The initial goal of the company is to offer the service to corporations with training programs, enabling them to add a front-facing human element to their lessons. Several companies are already on board, including SkillDora, an e-learning platform that delivers courses exclusively by AI instructors, and Japanese e-learning company Skill Plus.

“D-ID’s work has already generated more than 100 million videos,” said Gil Perry, CEO and co-founder of D-ID. The new platform enables “larger enterprises, smaller companies and freelancers to produce personalized videos for a range of purposes at a massive scale, with the potential to engage audiences in learning and development, sales training and more,” he said. “Our technology cuts through the headache of corporate video production to effortlessly create high-quality, cost-effective, professional videos in any language at the click of a button.”

Ethics, anyone?

Following the emergence of DeepFake technology (a different method of AI video creation that alters a video subject’s face to look like someone else’s), synthetic video technology is often accompanied by questions regarding ethics: “How do we prevent fake news? How do we make sure that these technologies aren’t abused? How do I fact-check this video of deceased professional wrestler Macho Man Randy Savage announcing his plans to trade 18 Slim Jims for a Tesla?”

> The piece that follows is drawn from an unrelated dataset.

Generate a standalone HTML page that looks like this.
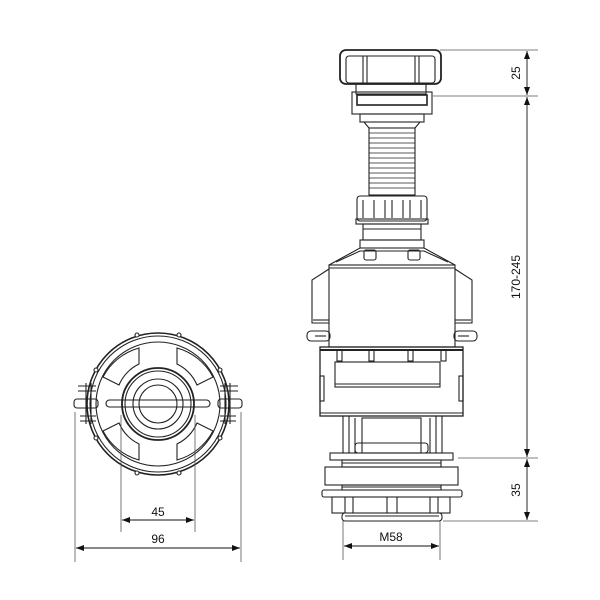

For the most part, these are fair questions, and an ethical obligation falls on the creators of these technologies to take them into account. In an interview with The Jerusalem Post, D-ID’s vice president for product marketing, Yaniv Levi, elaborated on the lengths that the company has gone to ensure that its platform can’t be abused – at least not easily.

“To say that we’ve considered it is an understatement,” he said. “First of all, we’ve blocked the use of celebs, famous people, etc., with moderation tools. In addition to that, when talking about corporate/enterprise customers, we have terms of use in the contract that they’re signing, [whereby] they commit to a very long list of things that they are not going to do with our technology. It includes political uses, sexually offensive content – anything related to that is completely forbidden.”

“we’ve blocked the use of celebs... We have terms of use in the contract that they're signing, they commit to a very long list of things that they are not going to do with our technology. It includes political uses, sexually offensive content — anything related to that is completely forbidden.”

Yaniv Levi

The next step for synthetic media

According to Levi, D-ID is currently focused on the corporate/enterprise space, but in the future, there are several exciting avenues to explore for the use of the company’s technology. It has worked out emulating lifelike head movements and, in some cases, hand gestures to complement the supplied audio, and future iterations of the technology could include full-body animation.

While copyright concerns may prevent them from using that tech to create custom Seinfeld episodes, it still carries a lot of potential for use within the metaverse.

“Maybe it will take three, four or five years, but each one of us will eventually have their own digital representation of themselves in the metaverse,” Levi said. “We see ourselves as the company that will provide super-realistic avatars, like full-body reenactment, based on just a facial photo.”